The Conservative web site that says of Ignatieff "it's all about him" also recycles his observation that if his electors chose to reject him "I hope Harvard will let me back." Hell, if I were giving up the leadership of a research centre at the Kennedy School for something as chancy as a political career, I'd hope like Hell Harvard would take me back if it didn't work out, as would anyone with a groat's worth of sense. Overlooked in the chortling of the superannuated frat-boys running the Conservative ad campaign is the fact that for all the potential rewards Ignatieff courted in changing careers, there were risks and sacrifices as well. And there is an element of perversity in suspecting that because his presence here is the result of conscious choice and not geographical happenstance it is somehow discreditable.

Precisely because he has spent so much of his adult life elsewhere, it must have been an act of will for Ignatieff to nourish ties to Canada beyond nostalgia for the setting of youthful happiness. In its depth of understanding for the history and culture of this country, Ignatieff's patriotism is an achievement, not simple habit or sentiment. And like any praiseworthy attribute it is all the more admirable insofar as it is rooted in effort rather than that fortune which owes nothing to merit or dessert.

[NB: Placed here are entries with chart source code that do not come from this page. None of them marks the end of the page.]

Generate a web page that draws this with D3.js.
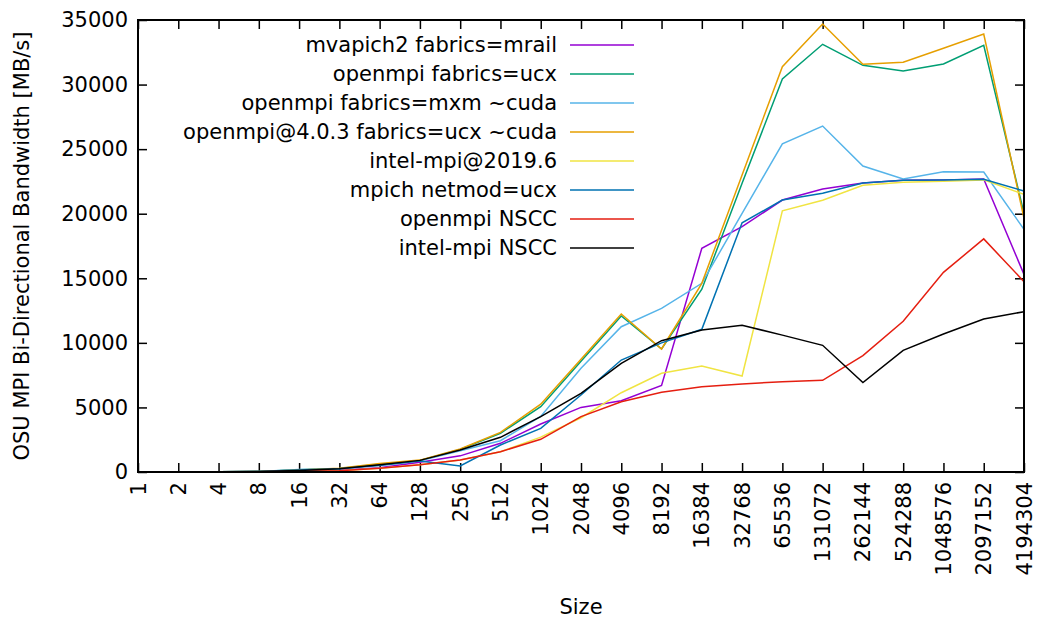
<!DOCTYPE html>
<html>
<head>
<meta charset="utf-8">
<script src="https://cdn.jsdelivr.net/npm/d3@7"></script>
<style>
  body { margin: 0; background: #fff; }
  svg text { font-family: "DejaVu Sans", Verdana, sans-serif; fill: #000; }
</style>
</head>
<body>
<div id="chart"></div>
<script>
// message sizes (x categories)
const sizes = ["1", "2", "4", "8", "16", "32", "64", "128", "256", "512", "1024", "2048", "4096",
    "8192", "16384", "32768", "65536", "131072", "262144", "524288", "1048576", "2097152", "4194304"];

const yTicks = [0, 5000, 10000, 15000, 20000, 25000, 30000, 35000];

const seriesNames = ["mvapich2 fabrics=mrail", "openmpi fabrics=ucx", "openmpi fabrics=mxm ~cuda",
    "openmpi@4.0.3 fabrics=ucx ~cuda", "intel-mpi@2019.6", "mpich netmod=ucx", "openmpi NSCC", "intel-mpi NSCC"];

const mvapich2 = [3, 6, 12, 25, 60, 130, 330, 750, 1250, 2220, 3715, 5000, 5520, 6710, 17320, 19000,
    21060, 21915, 22380, 22585, 22620, 22690, 15300];
const openmpiUcx = [5, 10, 20, 45, 180, 280, 600, 900, 1750, 3000, 5060, 8570, 12080, 9525, 14150, 22355,
    30430, 33120, 31490, 31050, 31595, 33040, 20030];
const openmpiMxm = [5, 10, 20, 40, 200, 260, 550, 880, 1650, 2425, 4300, 8030, 11250, 12675, 14610, 20030,
    25410, 26790, 23695, 22690, 23255, 23230, 18790];
const openmpi403 = [5, 10, 20, 45, 150, 300, 650, 920, 1780, 3070, 5250, 8725, 12235, 9525, 14610, 23000,
    31385, 34690, 31570, 31725, 32810, 33915, 19650];
const intelMpi2019 = [2, 4, 8, 20, 50, 100, 285, 560, 930, 1575, 2700, 4200, 6140, 7640, 8210, 7430,
    20220, 21040, 22200, 22430, 22520, 22620, 21500];
const mpichUcx = [4, 8, 16, 35, 150, 250, 500, 850, 465, 2090, 3380, 5960, 8670, 10000, 11050, 19300,
    21060, 21580, 22380, 22585, 22620, 22660, 21760];
const openmpiNscc = [2, 4, 8, 20, 50, 100, 285, 560, 930, 1575, 2530, 4285, 5445, 6170, 6610, 6815,
    6990, 7100, 9010, 11670, 15460, 18050, 14740];
const intelNscc = [4, 8, 16, 40, 120, 250, 560, 900, 1700, 2685, 4285, 6090, 8415, 10170, 11000, 11360,
    10600, 9810, 6920, 9420, 10685, 11850, 12415];

const seriesValues = [mvapich2, openmpiUcx, openmpiMxm, openmpi403, intelMpi2019, mpichUcx, openmpiNscc, intelNscc];
const colors = ["#9400d3", "#009e73", "#56b4e9", "#e69f00", "#f0e442", "#0072b2", "#e51e10", "#000000"];

const width = 1038, height = 619;
const margin = {top: 20, right: 14, bottom: 147, left: 138};

const svg = d3.select("#chart")
    .append("svg")
    .attr("width", width)
    .attr("height", height);

const x = d3.scalePoint()
    .domain(sizes)
    .range([margin.left, width - margin.right]);

const y = d3.scaleLinear()
    .domain([0, 35000])
    .range([height - margin.bottom, margin.top]);

const fontSize = 21;
const tickLen = 9;

// bottom axis, ticks pointing inward
const xAxis = svg.append("g")
    .attr("transform", `translate(0,${y(0)})`)
    .call(d3.axisBottom(x).tickSize(-tickLen).tickPadding(0));
xAxis.select(".domain").remove();
xAxis.selectAll("line").attr("stroke", "#000").attr("stroke-width", 1.5);
xAxis.selectAll("text")
    .attr("font-size", fontSize)
    .attr("text-anchor", "end")
    .attr("dy", null)
    .attr("y", 0)
    .attr("transform", "translate(7,10) rotate(-90)");

// top mirror ticks
const xTop = svg.append("g")
    .attr("transform", `translate(0,${y(35000)})`)
    .call(d3.axisTop(x).tickSize(-tickLen).tickFormat(""));
xTop.select(".domain").remove();
xTop.selectAll("line").attr("stroke", "#000").attr("stroke-width", 1.5);

// left axis
const yAxis = svg.append("g")
    .attr("transform", `translate(${margin.left},0)`)
    .call(d3.axisLeft(y).tickValues(yTicks).tickFormat(d3.format("d")).tickSize(-tickLen).tickPadding(10));
yAxis.select(".domain").remove();
yAxis.selectAll("line").attr("stroke", "#000").attr("stroke-width", 1.5);
yAxis.selectAll("text").attr("font-size", fontSize);

// right mirror ticks
const yRight = svg.append("g")
    .attr("transform", `translate(${width - margin.right},0)`)
    .call(d3.axisRight(y).tickValues(yTicks).tickSize(-tickLen).tickFormat(""));
yRight.select(".domain").remove();
yRight.selectAll("line").attr("stroke", "#000").attr("stroke-width", 1.5);

// lines
const line = d3.line()
    .x((d, i) => x(sizes[i]))
    .y(d => y(d));

seriesValues.forEach((vals, k) => {
    svg.append("path")
        .datum(vals)
        .attr("fill", "none")
        .attr("stroke", colors[k])
        .attr("stroke-width", 1.5)
        .attr("d", line);
});

// border
svg.append("rect")
    .attr("x", margin.left)
    .attr("y", margin.top)
    .attr("width", width - margin.right - margin.left)
    .attr("height", y(0) - margin.top)
    .attr("fill", "none")
    .attr("stroke", "#000")
    .attr("stroke-width", 2);

// legend
const legend = svg.append("g");
seriesNames.forEach((name, k) => {
    const ly = 45 + k * 29;
    legend.append("text")
        .attr("x", 557)
        .attr("y", ly)
        .attr("dy", ".35em")
        .attr("text-anchor", "end")
        .attr("font-size", fontSize)
        .text(name);
    legend.append("line")
        .attr("x1", 570).attr("x2", 634)
        .attr("y1", ly).attr("y2", ly)
        .attr("stroke", colors[k])
        .attr("stroke-width", 1.5);
});

// axis titles
svg.append("text")
    .attr("transform", `translate(29,${(y(0) + margin.top) / 2}) rotate(-90)`)
    .attr("text-anchor", "middle")
    .attr("font-size", fontSize)
    .text("OSU MPI Bi-Directional Bandwidth [MB/s]");

svg.append("text")
    .attr("x", (margin.left + width - margin.right) / 2)
    .attr("y", 614)
    .attr("text-anchor", "middle")
    .attr("font-size", fontSize)
    .text("Size");
</script>
</body>
</html>
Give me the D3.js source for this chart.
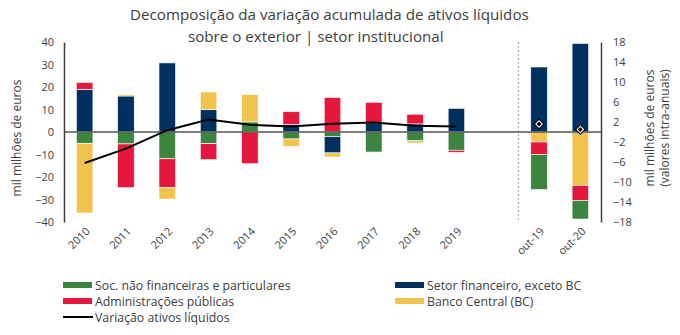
<!DOCTYPE html>
<html>
<head>
<meta charset="utf-8">
<script src="https://cdn.jsdelivr.net/npm/d3@7"></script>
<style>
  body { margin: 0; background: #fff; }
  text { font-family: "Open Sans", sans-serif; fill: #404040; }
</style>
</head>
<body>
<div id="chart"></div>
<script>
// categories ("" is the empty gap slot)
const categories = ["2010","2011","2012","2013","2014","2015","2016","2017","2018","2019","","out-19","out-20"];
const annual = ["2010","2011","2012","2013","2014","2015","2016","2017","2018","2019"];
const intra = ["out-19","out-20"];

// series values, mil milhões de euros
const socNaoFin  = [-5.0, -5.3, -11.9, -5.2, 4.5, -3.1, -2.1, -8.9, -3.9, -8.1, null, -7.0, -3.7];
const setorFin   = [19.0, 16.0, 30.7, 9.9, 0, 3.3, -7.2, 4.0, 3.6, 10.5, null, 13.0, 17.7];
const admPub     = [3.0, -19.4, -12.8, -7.1, -14.1, 5.7, 15.3, 9.2, 4.3, -0.9, null, -2.5, -3.0];
const bancoCent  = [-31.0, 0.6, -5.1, 7.9, 12.1, -3.3, -1.8, 0, -1.0, 0, null, -2.0, -10.7];
const variacao   = [-13.8, -7.4, 0.8, 5.5, 3.2, 2.5, 3.7, 4.2, 2.8, 2.4];
const variacaoIntra = [1.6, 0.5];

const leftTicks = [40, 30, 20, 10, 0, -10, -20, -30, -40];
const rightTicks = [18, 14, 10, 6, 2, -2, -6, -10, -14, -18];

const series = [
  {key: "soc", name: "Soc. não financeiras e particulares", values: socNaoFin, color: "#3b853f"},
  {key: "fin", name: "Setor financeiro, exceto BC", values: setorFin, color: "#00305f"},
  {key: "ap",  name: "Administrações públicas", values: admPub, color: "#e5173d"},
  {key: "bc",  name: "Banco Central (BC)", values: bancoCent, color: "#f1c54d"}
];

const width = 680, height = 335;
const svg = d3.select("#chart").append("svg").attr("width", width).attr("height", height);

const x = d3.scaleBand().domain(categories).range([64, 601]).paddingInner(0.6).paddingOuter(0.3);
const yL = d3.scaleLinear().domain([-40, 40]).range([222, 42]);
const yR = d3.scaleLinear().domain([-18, 18]).range([222, 42]);

// title, each line fitted to the width it has in the original
function titleLine(str, x0, x1, yb) {
  const t = svg.append("text").attr("x", x0).attr("y", yb).style("font-size", "14px").text(str);
  const w = t.node().getComputedTextLength();
  t.style("font-size", (14 * (x1 - x0) / w) + "px");
}
titleLine("Decomposição da variação acumulada de ativos líquidos", 130, 529, 20);
titleLine("sobre o exterior | setor institucional", 188, 444, 42);

// stacked bars (intra-annual bars stack their negatives in reverse order)
const segs = [];
categories.forEach((c, i) => {
  if (c === "") return;
  const isIntra = intra.includes(c);
  const y = isIntra ? yR : yL;
  let pos = 0, neg = 0;
  series.forEach(s => {
    const v = s.values[i];
    if (v > 0) { segs.push({c, y, y0: pos, y1: pos + v, color: s.color}); pos += v; }
  });
  const negOrder = isIntra ? series.slice().reverse() : series;
  negOrder.forEach(s => {
    const v = s.values[i];
    if (v < 0) { segs.push({c, y, y0: neg + v, y1: neg, color: s.color}); neg += v; }
  });
});

svg.append("g").selectAll("rect").data(segs).enter().append("rect")
  .attr("x", d => x(d.c))
  .attr("width", x.bandwidth())
  .attr("y", d => d.y(d.y1))
  .attr("height", d => d.y(d.y0) - d.y(d.y1))
  .attr("fill", d => d.color)
  .attr("stroke", "#fff")
  .attr("stroke-width", 0.6);

// separator between annual and intra-annual values
const sepX = x("out-19") - x.step() * x.paddingInner() / 2;
svg.append("line").attr("x1", sepX).attr("x2", sepX).attr("y1", 42).attr("y2", 222)
  .attr("stroke", "#999").attr("stroke-width", 1).attr("stroke-dasharray", "2,2");

// zero line
svg.append("line").attr("x1", 64).attr("x2", 601).attr("y1", yL(0)).attr("y2", yL(0))
  .attr("stroke", "#555").attr("stroke-width", 1.6);

// line for annual variation
const line = d3.line().x((d, i) => x(annual[i]) + x.bandwidth() / 2).y(d => yL(d));
svg.append("path").datum(variacao).attr("d", line)
  .attr("fill", "none").attr("stroke", "#000").attr("stroke-width", 2);

// diamonds for intra-annual variation
const diam = svg.append("g").selectAll("g").data(variacaoIntra).enter().append("g")
  .attr("transform", (d, i) => `translate(${x(intra[i]) + x.bandwidth() / 2},${yR(d)})`);
diam.append("path").attr("d", d3.symbol(d3.symbolSquare, 60)).attr("transform", "rotate(45)")
  .attr("fill", "#000");
diam.append("path").attr("d", d3.symbol(d3.symbolSquare, 32)).attr("transform", "rotate(45)")
  .attr("fill", "#fff");
diam.append("path").attr("d", d3.symbol(d3.symbolSquare, 12)).attr("transform", "rotate(45)")
  .attr("fill", "#000");

// left axis
const axL = d3.axisLeft(yL).tickValues(leftTicks).tickSize(0).tickPadding(10);
const gL = svg.append("g").attr("transform", "translate(64,0)").call(axL);
gL.select(".domain").attr("stroke", "#404040").attr("stroke-width", 1.5);
gL.selectAll("text").style("font-size", "11px").style("font-family", "Open Sans, sans-serif").attr("fill", "#404040");

// right axis
const axR = d3.axisRight(yR).tickValues(rightTicks).tickSize(0).tickPadding(12);
const gR = svg.append("g").attr("transform", "translate(601,0)").call(axR);
gR.select(".domain").attr("stroke", "#404040").attr("stroke-width", 1.5);
gR.selectAll("text").style("font-size", "11px").style("font-family", "Open Sans, sans-serif").attr("fill", "#404040");

// x labels rotated
svg.append("g").selectAll("text").data(categories.filter(c => c !== "")).enter().append("text")
  .attr("transform", d => `translate(${x(d) + x.bandwidth() / 2 + 6},${232}) rotate(-45)`)
  .attr("text-anchor", "end")
  .style("font-size", "11px")
  .text(d => d);

// axis titles
svg.append("text").attr("transform", "translate(21,138) rotate(-90)").attr("text-anchor", "middle")
  .style("font-size", "12px").text("mil milhões de euros");
svg.append("text").attr("transform", "translate(654,128) rotate(-90)").attr("text-anchor", "middle")
  .style("font-size", "12px").text("mil milhões de euros");
svg.append("text").attr("transform", "translate(669,128) rotate(-90)").attr("text-anchor", "middle")
  .style("font-size", "12px").text("(valores intra-anuais)");

// legend
const legendItems = [
  {name: series[0].name, color: series[0].color, x: 63, y: 285, type: "rect"},
  {name: series[1].name, color: series[1].color, x: 395, y: 285, type: "rect"},
  {name: series[2].name, color: series[2].color, x: 63, y: 301, type: "rect"},
  {name: series[3].name, color: series[3].color, x: 395, y: 301, type: "rect"},
  {name: "Variação ativos líquidos", color: "#000", x: 63, y: 317, type: "line"}
];
const lg = svg.append("g").selectAll("g").data(legendItems).enter().append("g")
  .attr("transform", d => `translate(${d.x},${d.y})`);
lg.filter(d => d.type === "rect").append("rect")
  .attr("x", 0).attr("y", -3).attr("width", 29).attr("height", 6).attr("fill", d => d.color);
lg.filter(d => d.type === "line").append("line")
  .attr("x1", 0).attr("x2", 30).attr("y1", 0).attr("y2", 0).attr("stroke", "#000").attr("stroke-width", 2);
lg.append("text").attr("x", 32).attr("y", 4.5).style("font-size", "12.3px").text(d => d.name);
</script>
</body>
</html>
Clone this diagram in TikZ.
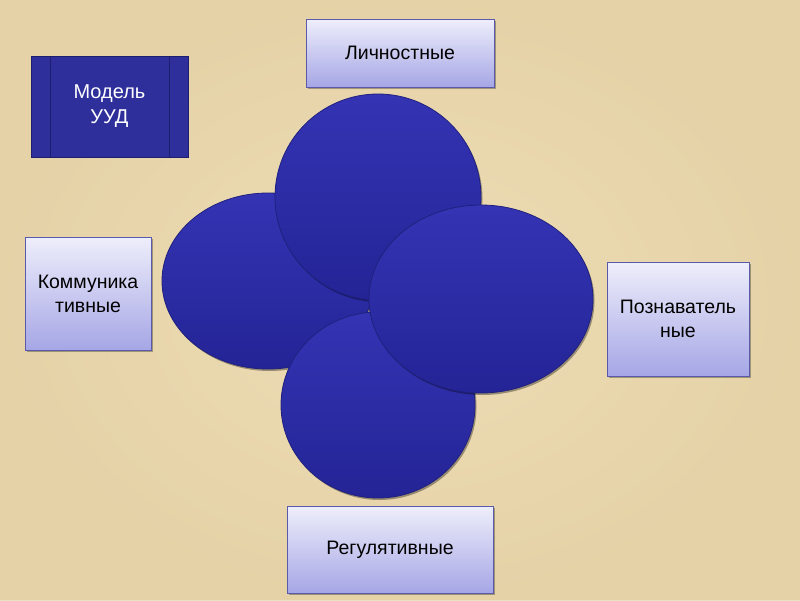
\documentclass[tikz,border=0pt]{standalone}
\usepackage{fontspec}
\setmainfont{Liberation Sans}
\usetikzlibrary{shadows,shapes.geometric}
\definecolor{parch}{HTML}{EEDDB6}
\definecolor{parchdark}{HTML}{E0CB9E}
\definecolor{blobtop}{HTML}{3434B4}
\definecolor{blobbot}{HTML}{242496}
\definecolor{blobedge}{HTML}{20207E}
\definecolor{lightTop}{HTML}{EEEEFB}
\definecolor{lightBot}{HTML}{A6A6E6}
\definecolor{lightEdge}{HTML}{5A5AAA}
\definecolor{darkBox}{HTML}{2F2F9C}
\definecolor{darkEdge}{HTML}{1E1E70}
\tikzset{
  blob/.style={ellipse, draw=blobedge, line width=0.8pt, top color=blobtop, bottom color=blobbot,
    drop shadow={shadow xshift=1.5pt, shadow yshift=-2pt, fill=black, opacity=0.35}},
  lightbox/.style={draw=lightEdge, line width=0.8pt, top color=lightTop, bottom color=lightBot,
    drop shadow={shadow xshift=2pt, shadow yshift=-2pt, fill=black, opacity=0.3},
    font=\fontsize{19.5}{24}\selectfont, text=black, align=center},
  darkbox/.style={draw=darkEdge, line width=0.8pt, fill=darkBox, text=white,
    font=\fontsize{20}{25}\selectfont, align=center}
}
\begin{document}
\begin{tikzpicture}[x=1pt,y=-1pt]
\useasboundingbox (0,0) rectangle (800,600);
\fill[parch] (0,0) rectangle (800,600);
\shade[inner color=parch, outer color=parchdark, opacity=0.6] (0,0) rectangle (800,600);
% ellipses
\node[blob, minimum width=212pt, minimum height=176pt] (left) at (268,281) {};
\node[blob, minimum width=206pt, minimum height=206pt] (top) at (378,197) {};
\node[blob, minimum width=194pt, minimum height=186pt] (bottom) at (378,405) {};
\node[blob, minimum width=224pt, minimum height=188pt] (right) at (481,299) {};
% dark box
\node[darkbox, minimum width=157pt, minimum height=101pt] (model) at (109.5,106.5) {Модель\\УУД};
\draw[darkEdge, line width=0.8pt] ([xshift=20pt]model.north west) -- ([xshift=20pt]model.south west);
\draw[darkEdge, line width=0.8pt] ([xshift=-19pt]model.north east) -- ([xshift=-19pt]model.south east);
% light boxes
\node[lightbox, minimum width=188pt, minimum height=68pt] (lich) at (400,53) {Личностные};
\node[lightbox, minimum width=126pt, minimum height=113pt] (komm) at (88,293.5) {Коммуника\\тивные};
\node[lightbox, minimum width=142pt, minimum height=114pt] (pozn) at (678,319) {Познаватель\\ные};
\node[lightbox, minimum width=206pt, minimum height=87pt] (reg) at (390,549.5) {Регулятивные};
\end{tikzpicture}
\end{document}
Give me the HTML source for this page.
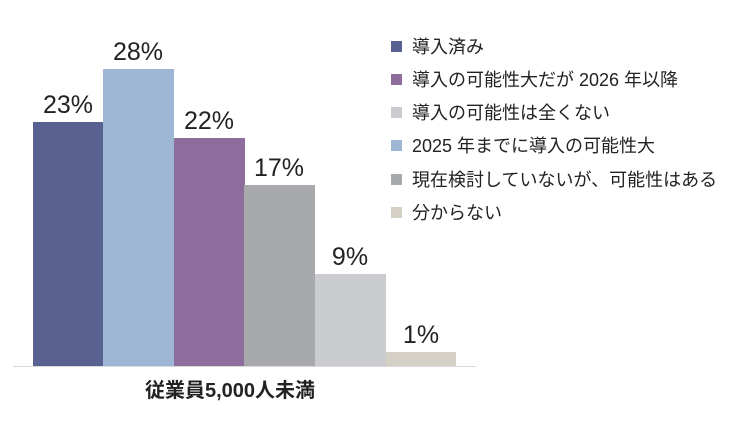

It would be a degrading diversion from more pressing matters for the leaders of our two major parties to fall into a protracted squabble over which has a stronger attachment to Canada. But it is not inappropriate to note how each man's version of patriotism is reflected in his rhetoric or program. A nation, Ernest Renan wrote, is a group of people who have done great things together and wish to do more. As his recent book shows, Ignatieff is taken by the unfinished nature of Canada and thus the possibility of great projects yet to be commenced. If the recent attacks on Ignatieff are indicative, Stephen Harper sees a smaller Canada, timid, inward-looking, defensive. This Canada excludes those whose horizons don't dovetail with its borders, and its people find in the achievements abroad of their countrymen only fodder for resentment. I have no trouble deciding which Canada I prefer, and still think enough of the Canadian public to believe a majority of it would agree.